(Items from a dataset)
........
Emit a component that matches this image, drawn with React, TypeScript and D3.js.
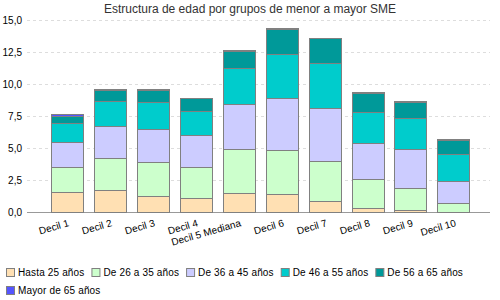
import React, { useEffect, useRef } from "react";
import * as d3 from "d3";

const categories = ["Decil 1", "Decil 2", "Decil 3", "Decil 4", "Decil 5 Mediana", "Decil 6", "Decil 7", "Decil 8", "Decil 9", "Decil 10"];
const seriesNames = ["Hasta 25 años", "De 26 a 35 años", "De 36 a 45 años", "De 46 a 55 años", "De 56 a 65 años", "Mayor de 65 años"];
const hasta25 = [1.56, 1.72, 1.30, 1.09, 1.48, 1.41, 0.88, 0.31, 0.18, 0.06];
const de26a35 = [2.00, 2.50, 2.61, 2.43, 3.44, 3.43, 3.10, 2.27, 1.70, 0.64];
const de36a45 = [1.96, 2.50, 2.62, 2.50, 3.52, 4.06, 4.14, 2.81, 3.05, 1.77];
const de46a55 = [1.43, 1.98, 2.06, 1.88, 2.81, 3.44, 3.52, 2.42, 2.42, 2.06];
const de56a65 = [0.60, 0.83, 0.94, 0.98, 1.37, 1.98, 1.92, 1.49, 1.25, 1.10];
const mayor65 = [0.1, 0.05, 0.05, 0.05, 0.05, 0.05, 0.05, 0.05, 0.05, 0.05];
const yTicks = [0, 2.5, 5, 7.5, 10, 12.5, 15];
const colors = ["#FFE0B3", "#CCFFCC", "#CCCCFF", "#00CCCC", "#009999", "#5555FF"];

const W = 500, H = 300;
const FONT = "'Liberation Sans', Arial, sans-serif";

export default function App() {
  const ref = useRef<SVGSVGElement>(null);
  useEffect(() => {
    const svg = d3.select(ref.current);
    svg.selectAll("*").remove();
    const series = [hasta25, de26a35, de36a45, de46a55, de56a65, mayor65];
    const rows = categories.map((c, i) => {
      const r: any = { cat: c };
      seriesNames.forEach((s, j) => (r[s] = series[j][i]));
      return r;
    });
    const stacked = d3.stack().keys(seriesNames)(rows);

    const x = d3.scaleBand().domain(categories).range([30, 490]).paddingInner(0.256).paddingOuter(0.477);
    const y = d3.scaleLinear().domain([0, 15]).range([212.3, 20]);

    svg.append("text").attr("x", 250).attr("y", 13).attr("text-anchor", "middle")
      .attr("font-family", FONT).attr("font-size", 12).attr("fill", "#333").text("Estructura de edad por grupos de menor a mayor SME");

    const g = svg.append("g");
    yTicks.forEach((t) => {
      g.append("line").attr("x1", 27).attr("x2", 490).attr("y1", Math.round(y(t)) + 0.5).attr("y2", Math.round(y(t)) + 0.5)
        .attr("stroke", t === 0 ? "#999" : "#ddd").attr("stroke-dasharray", t === 0 ? null : "3,3").attr("stroke-width", 1);
      g.append("text").attr("x", 22).attr("y", y(t) + 4).attr("text-anchor", "end")
        .attr("font-family", FONT).attr("font-size", 10).attr("fill", "#000")
        .text(d3.format(".1f")(t).replace(".", ","));
    });

    stacked.forEach((layer, j) => {
      g.selectAll(null).data(layer).enter().append("rect")
        .attr("x", (d: any) => Math.round(x(d.data.cat)!) + 0.5)
        .attr("y", (d: any) => Math.round(y(d[1])) + 0.5)
        .attr("width", Math.round(x.bandwidth()))
        .attr("height", (d: any) => Math.max(0, Math.round(y(d[0])) - Math.round(y(d[1]))))
        .attr("fill", colors[j]).attr("stroke", "#808080").attr("stroke-width", 1);
    });

    categories.forEach((c) => {
      const cx = x(c)! + x.bandwidth() / 2 + 3;
      g.append("text").attr("transform", `translate(${cx},226) rotate(-16)`).attr("text-anchor", "end")
        .attr("font-family", FONT).attr("font-size", 10).attr("fill", "#000").text(c);
    });

    // legend
    let lx = 6, ly = 268;
    seriesNames.forEach((s, j) => {
      const item = svg.append("g");
      item.append("rect").attr("x", 0.5).attr("y", 0.5).attr("width", 8).attr("height", 8)
        .attr("fill", colors[j]).attr("stroke", "#808080");
      const t = item.append("text").attr("x", 12).attr("y", 8).attr("font-family", FONT).attr("font-size", 10)
        .attr("fill", "#000").attr("letter-spacing", 0.15).text(s);
      const w = 12 + (t.node() as SVGTextElement).getComputedTextLength() + 7;
      if (lx + w > 495) { lx = 6; ly += 18; }
      item.attr("transform", `translate(${lx},${ly})`);
      lx += w;
    });
  }, []);
  return <svg ref={ref} width={W} height={H} style={{ position: "absolute", left: 0, top: 0, background: "#fff" }} />;
}
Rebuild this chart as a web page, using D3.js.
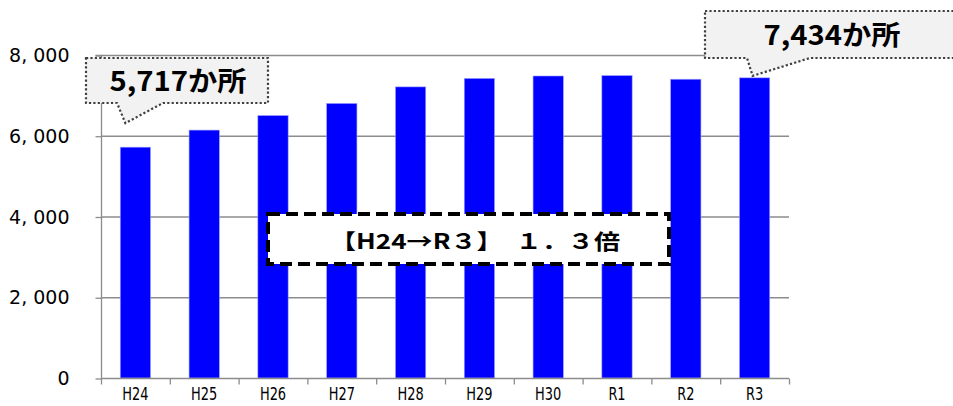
<!DOCTYPE html>
<html><head><meta charset="utf-8">
<script src="https://cdn.jsdelivr.net/npm/d3@7"></script>
<style>body{margin:0;background:#fff}svg{display:block}</style>
</head><body>
<svg id="c" width="953" height="406"></svg>
<script>
const categories = ["H24","H25","H26","H27","H28","H29","H30","R1","R2","R3"];
const values = [5717, 6140, 6500, 6800, 7210, 7420, 7480, 7490, 7400, 7434];
const yTicks = [0, 2000, 4000, 6000, 8000];
const yTickLabels = ["0", "2, 000", "4, 000", "6, 000", "8, 000"];
const firstLabel = "5,717か所";
const lastLabel = "7,434か所";
const ratioLabel = "【H24→R３】　１．３倍";

const svg = d3.select("#c");
const x = d3.scaleBand().domain(categories).range([101, 789]).paddingInner(0.56).paddingOuter(0.28);
const y = d3.scaleLinear().domain([0, 8000]).range([378, 55]);
const jp = "'Noto Sans CJK JP','Noto Sans',sans-serif";

// gridlines
svg.append("g").selectAll("line").data(yTicks.filter(d=>d>0)).join("line")
  .attr("x1", 101).attr("x2", 789).attr("y1", d=>y(d)+0.5).attr("y2", d=>y(d)+0.5)
  .attr("stroke", "#8c8c8c").attr("stroke-width", 1.3);

// bars
svg.append("g").selectAll("rect").data(values).join("rect")
  .attr("x", (d,i)=>x(categories[i])).attr("width", x.bandwidth())
  .attr("y", d=>y(d)).attr("height", d=>y(0)-y(d))
  .attr("fill", "#0000ff").attr("stroke", "#9d9dff").attr("stroke-width", 0.6);

// y axis
const ya = svg.append("g").attr("transform", "translate(101.5,0.5)")
  .call(d3.axisLeft(y).tickValues(yTicks).tickSize(6).tickPadding(26).tickFormat((d,i)=>yTickLabels[i]));
ya.select(".domain").attr("stroke", "#8c8c8c").attr("stroke-width", 1.3).attr("d", `M-6,${y(8000)}H0V${y(0)}`);
ya.selectAll(".tick line").attr("stroke", "#8c8c8c").attr("stroke-width", 1.3);
ya.selectAll(".tick text").attr("font-family", "'DejaVu Sans',sans-serif").attr("font-size", 19).attr("fill", "#000");

// x axis
const xa = svg.append("g").attr("transform", `translate(0,${y(0)+0.5})`)
  .call(d3.axisBottom(x).tickSize(0).tickPadding(12));
xa.select(".domain").attr("stroke", "#8c8c8c").attr("stroke-width", 1.3).attr("d", "M101,0H789");
xa.selectAll(".tick").each(function(d){
  const t = d3.select(this);
  const cx = x(d) + x.bandwidth()/2;
  t.attr("transform", null);
  t.select("line").remove();
  t.select("text")
    .attr("font-family", "'DejaVu Sans',sans-serif").attr("font-size", 18).attr("fill", "#000")
    .attr("y", 0).attr("dy", null).attr("dominant-baseline", "central")
    .attr("transform", `translate(${cx},15.5) scale(0.72,1)`);
});
const bounds = d3.range(categories.length+1).map(i => 101 + i*(688/categories.length));
xa.append("g").selectAll("line").data(bounds).join("line")
  .attr("x1", d=>d+0.5).attr("x2", d=>d+0.5).attr("y1", 0).attr("y2", 6)
  .attr("stroke", "#8c8c8c").attr("stroke-width", 1.3);

// callouts
function callout(x0, y0, x1, y1, bx0, bx1, tx, ty, label, lx, ly) {
  const path = `M${x0},${y0}H${x1}V${y1}H${bx1}L${tx},${ty}L${bx0},${y1}H${x0}Z`;
  svg.append("path").attr("d", path).attr("fill", "#f2f2f2")
    .attr("stroke", "#404040").attr("stroke-width", 2.2).attr("stroke-dasharray", "2.2,2.2");
  svg.append("text").attr("x", lx).attr("y", ly).attr("text-anchor", "middle")
    .attr("font-family", jp).attr("font-weight", "bold").attr("font-size", 27).attr("fill", "#000")
    .attr("dominant-baseline", "central").attr("textLength", 137).attr("lengthAdjust", "spacingAndGlyphs")
    .text(label);
}
const b0 = x(categories[0]) + x.bandwidth()/2;
const bN = x(categories[categories.length-1]) + x.bandwidth()/2;
callout(86, 58, 268, 103, 117, 163, b0-10, y(values[0])-24, firstLabel, 178, 79);
callout(705, 11, 960, 58, 747, 810, bN-2, y(values[values.length-1])-2, lastLabel, 832, 33);

// ratio box
svg.append("rect").attr("x", 268).attr("y", 214).attr("width", 401).attr("height", 50)
  .attr("fill", "#fff").attr("stroke", "#000").attr("stroke-width", 4).attr("stroke-dasharray", "12,6");
svg.append("text").attr("x", 475).attr("y", 240).attr("text-anchor", "middle").attr("dominant-baseline", "central")
  .attr("font-family", jp).attr("font-weight", "bold").attr("font-size", 21).attr("fill", "#000")
  .attr("textLength", 290).attr("lengthAdjust", "spacingAndGlyphs")
  .text(ratioLabel);
</script>
</body></html>
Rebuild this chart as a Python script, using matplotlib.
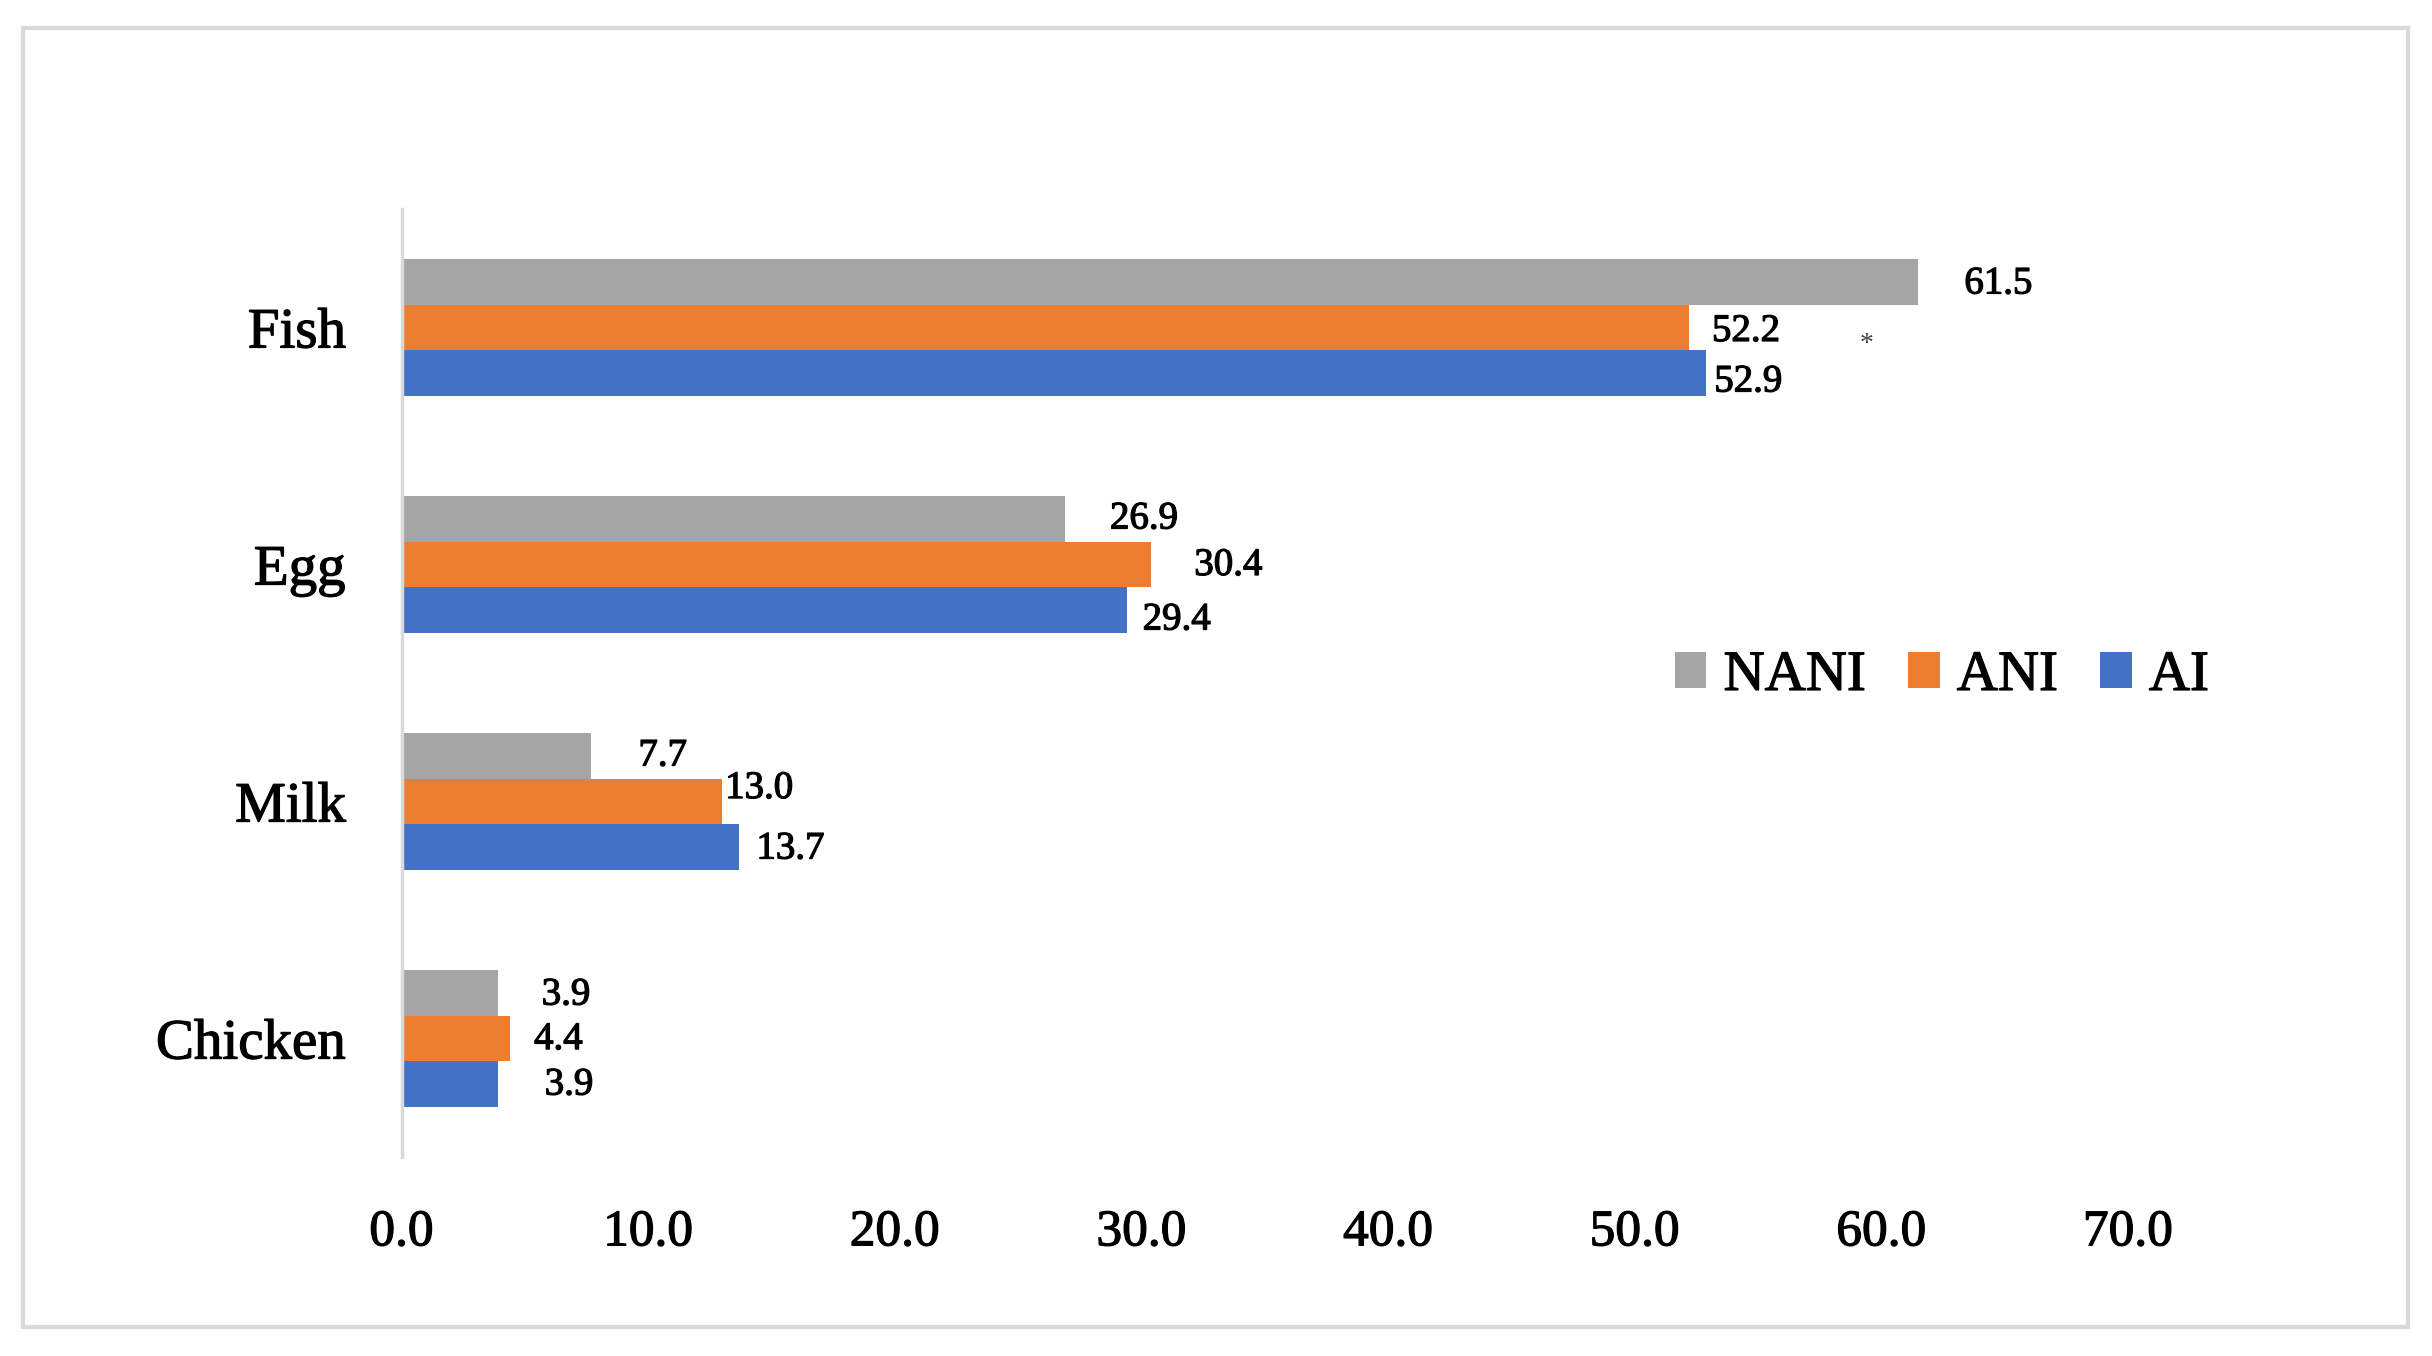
........
### What this task involves
Reproduce, word for word, every line from the start of the records down to and including the line with "import * as"; skip the pictures.

### Finished answer
Emit a component that matches this image, drawn with React, TypeScript and D3.js.
import React, { useEffect, useRef } from "react";
import * as d3 from "d3";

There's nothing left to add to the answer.